Le abitudini degli scrittori
Lo so: a prima vista direte che ne abbiamo già parlato. Non è del tutto esatto. Vi state riferendo a un altro post, di altra longitudine, di altro cielo: si parlava di notte, d’insonnia, di maledetta insonnia. Qui la sfera d’influenza è un’altra. Rientra in quella fenomenologia dello scrittore-uomo che alimenta il mito di se stessa quand’invece quel mito andrebbe distrutto, in quanto mito, e rinsaldato in quanto antropologia, anzi no: andrebbe solo preso come un fatto accidentale ma divertente, un’appendice pop che ci fa ridere.
Fanno un po’ ridere – di riso buono, di riso di risaia insomma, ma non colto spezzandosi la schiena, solo degustato nel risotto – anche queste infografiche.
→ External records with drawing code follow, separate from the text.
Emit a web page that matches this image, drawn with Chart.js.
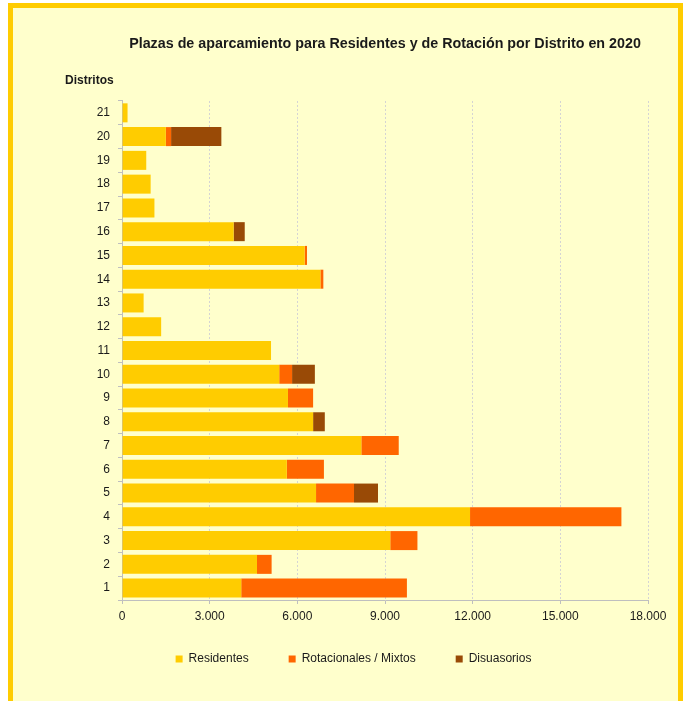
<!DOCTYPE html>
<html>
<head>
<meta charset="utf-8">
<script src="https://cdn.jsdelivr.net/npm/chart.js@4/dist/chart.umd.min.js"></script>
<style>
  body { margin: 0; background: #fff; }
  #frame {
    position: absolute; left: 8px; top: 3px;
    width: 665px; height: 720px;
    border: 5px solid #FFCC00; background: #FFFFCC;
  }
  #chart { position: absolute; left: 0; top: 0; }
</style>
</head>
<body>
<div id="frame"></div>
<canvas id="chart" width="683" height="701"></canvas>
<script>
// Distritos 1..21
const distritos = ['1','2','3','4','5','6','7','8','9','10','11','12','13','14','15','16','17','18','19','20','21'];
const residentes     = [4080, 4620, 9180, 11910, 6640, 5640, 8190, 6540, 5680, 5380, 5100, 1340, 740, 6790, 6250, 3820, 1110, 980, 830, 1500, 190];
const rotacionales   = [5670, 500, 930, 5180, 1300, 1270, 1280, 0, 860, 440, 0, 0, 0, 100, 80, 0, 0, 0, 0, 180, 0];
const disuasorios    = [0, 0, 0, 0, 820, 0, 0, 400, 0, 780, 0, 0, 0, 0, 0, 380, 0, 0, 0, 1720, 0];
const xTicks = [0, 3000, 6000, 9000, 12000, 15000, 18000];

function fmt(v) {
    return String(v).replace(/\B(?=(\d{3})+(?!\d))/g, '.');
}

Chart.defaults.font.family = '"Liberation Sans", Arial, sans-serif';
Chart.defaults.color = '#1a1a1a';

// "Distritos" label sits above the category axis, horizontal
const axisCaption = {
    id: 'axisCaption',
    afterLayout(chart) {
        // pull the legend up closer to the x axis labels
        const lg = chart.legend;
        const dy = lg.top - (chart.chartArea.bottom + 13);
        lg.top -= dy;
        lg.bottom -= dy;
    },
    afterDraw(chart) {
        const ctx = chart.ctx;
        ctx.save();
        ctx.font = 'bold 12px "Liberation Sans", Arial, sans-serif';
        ctx.fillStyle = '#1a1a1a';
        ctx.textBaseline = 'middle';
        ctx.textAlign = 'left';
        ctx.fillText('Distritos', 65, 81);
        ctx.restore();
    }
};

new Chart(document.getElementById('chart').getContext('2d'), {
    type: 'bar',
    data: {
        labels: distritos,
        datasets: [
            { label: 'Residentes', data: residentes, backgroundColor: '#FFCC00' },
            { label: 'Rotacionales / Mixtos', data: rotacionales, backgroundColor: '#FF6600' },
            { label: 'Disuasorios', data: disuasorios, backgroundColor: '#994A06' }
        ]
    },
    options: {
        indexAxis: 'y',
        responsive: false,
        animation: false,
        layout: { padding: { left: 59, right: 35, top: 0, bottom: 10.6 } },
        datasets: { bar: { barPercentage: 0.8, categoryPercentage: 1 } },
        scales: {
            x: {
                stacked: true,
                min: 0, max: 18000,
                afterBuildTicks(scale) { scale.ticks = xTicks.map(v => ({ value: v })); },
                ticks: { callback: v => fmt(v), font: { size: 12 }, padding: 5, maxRotation: 0 },
                grid: { color: '#D4D4D4', tickColor: '#BFBFBF', tickLength: 4 },
                border: { color: '#BFBFBF', dash: [2, 2] }
            },
            y: {
                stacked: true,
                reverse: true,
                afterFit(scale) { scale.width = 63; },
                ticks: { font: { size: 12 }, padding: 8 },
                grid: { drawOnChartArea: false, color: '#BFBFBF', tickLength: 4 },
                border: { color: '#BFBFBF' }
            }
        },
        plugins: {
            title: {
                display: true,
                fullSize: false,
                text: 'Plazas de aparcamiento para Residentes y de Rotación por Distrito en 2020',
                font: { size: 14.3, weight: 'bold' },
                color: '#1a1a1a',
                padding: { top: 35, bottom: 48.8 }
            },
            legend: {
                position: 'bottom',
                labels: { boxWidth: 7, boxHeight: 7, padding: 40, font: { size: 12 }, color: '#1a1a1a' }
            },
            tooltip: { enabled: false }
        }
    },
    plugins: [axisCaption]
});
</script>
</body>
</html>
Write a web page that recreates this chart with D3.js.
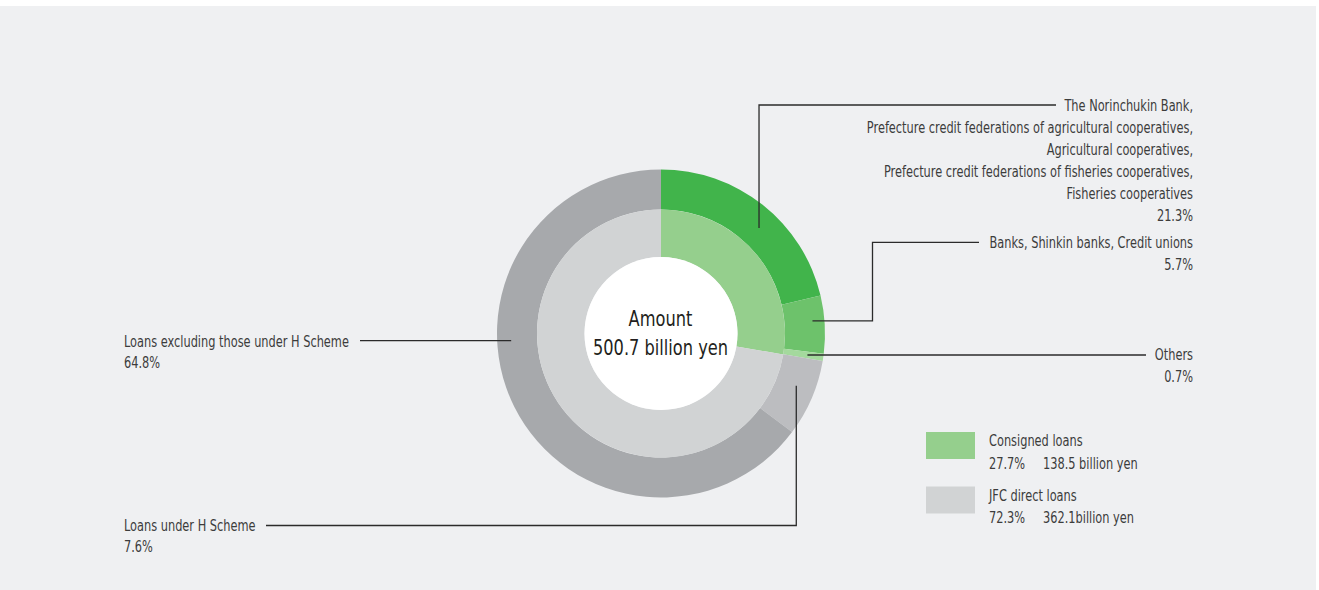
<!DOCTYPE html>
<html>
<head>
<meta charset="utf-8">
<script src="https://cdn.jsdelivr.net/npm/d3@7"></script>
<style>
  html, body { margin: 0; padding: 0; background: #ffffff; }
  svg { display: block; }
  .lbl { font-family: "DejaVu Sans Condensed", "DejaVu Sans", sans-serif; fill: #3c3c3c; }
</style>
</head>
<body>
<svg id="chart" width="1319" height="590"></svg>
<script>
// Inner ring: loan channels
const innerCategories = ["Consigned loans", "JFC direct loans"];
const innerShares = [27.7, 72.3];
const innerAmounts = [138.5, 362.1];
const innerAmountUnits = [" billion yen", "billion yen"];

// Outer ring: breakdown by lender / scheme
const outerCategories = [
  ["The Norinchukin Bank,",
   "Prefecture credit federations of agricultural cooperatives,",
   "Agricultural cooperatives,",
   "Prefecture credit federations of fisheries cooperatives,",
   "Fisheries cooperatives"],
  ["Banks, Shinkin banks, Credit unions"],
  ["Others"],
  ["Loans under H Scheme"],
  ["Loans excluding those under H Scheme"]
];
const outerShares = [21.3, 5.7, 0.7, 7.6, 64.8];

const centerTitle = "Amount";
const totalAmount = 500.7;

const innerColors = ["#95cf8d", "#d1d3d4"];
const outerColors = ["#41b44b", "#6dc26b", "#a4d99d", "#bcbdc0", "#a7a9ac"];

const W = 1319, H = 590;
const cx = 661, cy = 333.5;
const r0 = 76.5, r1 = 124, r2 = 164;
const squeeze = 0.79;   // narrow lettering

const svg = d3.select("#chart");

// panel background
svg.append("rect").attr("x", 0).attr("y", 6).attr("width", 1316).attr("height", H - 6)
  .attr("fill", "#eff0f2");

const pie = d3.pie().sort(null).value(d => d);
const innerArcs = pie(innerShares);
const outerArcs = pie(outerShares);

const innerArc = d3.arc().innerRadius(r0).outerRadius(r1);
const outerArc = d3.arc().innerRadius(r1).outerRadius(r2);

const g = svg.append("g").attr("transform", `translate(${cx},${cy})`);

g.selectAll("path.outer").data(outerArcs).join("path")
  .attr("class", "outer")
  .attr("d", outerArc)
  .attr("fill", (d, i) => outerColors[i]);

g.selectAll("path.inner").data(innerArcs).join("path")
  .attr("class", "inner")
  .attr("d", innerArc)
  .attr("fill", (d, i) => innerColors[i]);

g.append("circle").attr("r", r0).attr("fill", "#ffffff");

// multi-line narrow text block anchored at x
function textBlock(parent, x, y0, lh, lines, anchor, size, sq) {
  const t = parent.append("text").attr("class", "lbl")
    .attr("font-size", size).attr("text-anchor", anchor)
    .attr("transform", `translate(${x},0) scale(${sq},1)`);
  lines.forEach((s, k) => {
    t.append("tspan").attr("x", 0).attr("y", y0 + k * lh).text(s);
  });
  return t;
}

// centre label
textBlock(svg, cx - 0.5, cy - 7.5, 29, [centerTitle, `${totalAmount} billion yen`], "middle", 22, 0.82)
  .style("fill", "#231f20");

// leader lines and labels for the outer ring
// frac: where along the segment the leader starts; rad: radius of the start point
const leaders = [
  { frac: 0.56, rad: 144, route: p => [[p[0], p[1]], [p[0], 105], [1056, 105]],
    anchor: "end", tx: 1193, ty: 111.5, lh: 22 },
  { frac: 0.42, rad: 152, route: p => [[p[0], p[1]], [872.5, p[1]], [872.5, 242.3], [979, 242.3]],
    anchor: "end", tx: 1193, ty: 248.5, lh: 21.5 },
  { frac: 0.5, rad: 148, route: p => [[p[0], p[1]], [1146, p[1]]],
    anchor: "end", tx: 1193, ty: 360.5, lh: 21.5 },
  { frac: 0.42, rad: 145, route: p => [[p[0], p[1]], [p[0], 525.5], [266, 525.5]],
    anchor: "start", tx: 124, ty: 531.5, lh: 21 },
  { frac: 0.602, rad: 150, route: p => [[p[0], p[1]], [360, p[1]]],
    anchor: "start", tx: 124, ty: 347, lh: 21 }
];

const lineGen = d3.line();
outerArcs.forEach((a, i) => {
  const L = leaders[i];
  const ang = a.startAngle + (a.endAngle - a.startAngle) * L.frac;
  const p = [cx + L.rad * Math.sin(ang), cy - L.rad * Math.cos(ang)];
  svg.append("path").attr("d", lineGen(L.route(p)))
    .attr("fill", "none").attr("stroke", "#2b2b2b").attr("stroke-width", 1.3);
  const lines = outerCategories[i].concat([`${outerShares[i]}%`]);
  textBlock(svg, L.tx, L.ty, L.lh, lines, L.anchor, 16, squeeze);
});

// legend
const legend = svg.append("g");
innerCategories.forEach((c, i) => {
  const y0 = 432 + i * 54.5;
  legend.append("rect").attr("x", 926).attr("y", y0).attr("width", 49).attr("height", 27)
    .attr("fill", innerColors[i]);
  textBlock(legend, 989, y0 + 14.5, 22.5, [c, `${innerShares[i]}%`], "start", 16, squeeze);
  textBlock(legend, 1043, y0 + 37, 0, [`${innerAmounts[i]}${innerAmountUnits[i]}`], "start", 16, squeeze);
});
</script>
</body>
</html>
Scrive di giorno o di notte uno scrittore? E preferisce accompagnarsi da cani o da gatti? Facezie? Non proprio, almeno se non nello spirito di quell’efflorescenza da galleria d’arte – purché off – che si diceva prima. Insomma, divertiamoci e non la si prenda come scienza (per carità) e nemmeno come spia della causa che soggiace all’effetto. Giochiamo alla fisiognomica del divertimento. Al riconoscimento facile, all’immediatamente linkabile.
Che ne direste del buon vecchio Feodor. Dostoevskij naturalmente. Scriveva di giorno o di notte? Di notte, è chiaro: tutto il suo lavoro è illuminato da un’oscura luce che riluce negli abissi, ma che svapora fatua alla luce del sole. E di Eliot? Il poeta straziato? Certe angosce non possono rivelarsi al sole. Anche Balzac, certo non un illustratore di bozzetti innocui, ma allestitore di sudatissimi tableaux umani, scriveva di notte: ipertrofia insonne, silenzio d’attorno. È chiaro che il gioco, come ogni gioco, presta il fianco alla crudeltà. Proust ambienta la più celebre scena di risveglio di memoria davanti a una memorabile tazza di tè e poi scopro che beveva caffè. Anche il mio spirito antifrastico soffre.
Non fatico, invece, a immaginarmi un Kurt Vonnegut con uno qualsiasi dei suoi mille figlioli in compagnia di un cane o di Burroughs che soccombe davanti a qualche caramella lisergica in compagnia del suo gatto. Fa parte della cronologia interna a ogni autore, invece, la possibilità di essere svelti nella scrittura, Stephen King, o lenti, Joyce. È la cronaca evenemenziale della redazione stessa che parla per loro.
Insomma, il gioco ci piace. Trasmette una minima idea di quel tanto di ossessione e indispensabile abitudinarietà che spetta alla scrittura. Poca ispirazione, molta sudorazione. È un gioco, inoltre, che ha due caratteristiche innegabili. Una è un poco sconfortante, ovvero la necessità – ancora attuale e insuperata da alcun storicismo – di procedere per opposizioni. Derrida mi aiuterà. Non ce la possiamo proprio fare e siamo vittime quotidiane del dualismo. Ma la seconda caratteristica, che paradossalmente annulla la prima pur tenendola in piedi, è che per tutto c’è uno sguardo altrove che ci fa sentire meno prigionieri. Sì, ok, posso scrivere di giorno – ma anche di notte. A tutto c’è un’alternativa, spesso inimmaginabile (caffè proustiano invece che tè). Ovunque una via ulteriore, foss’anche di fuga. Ciao.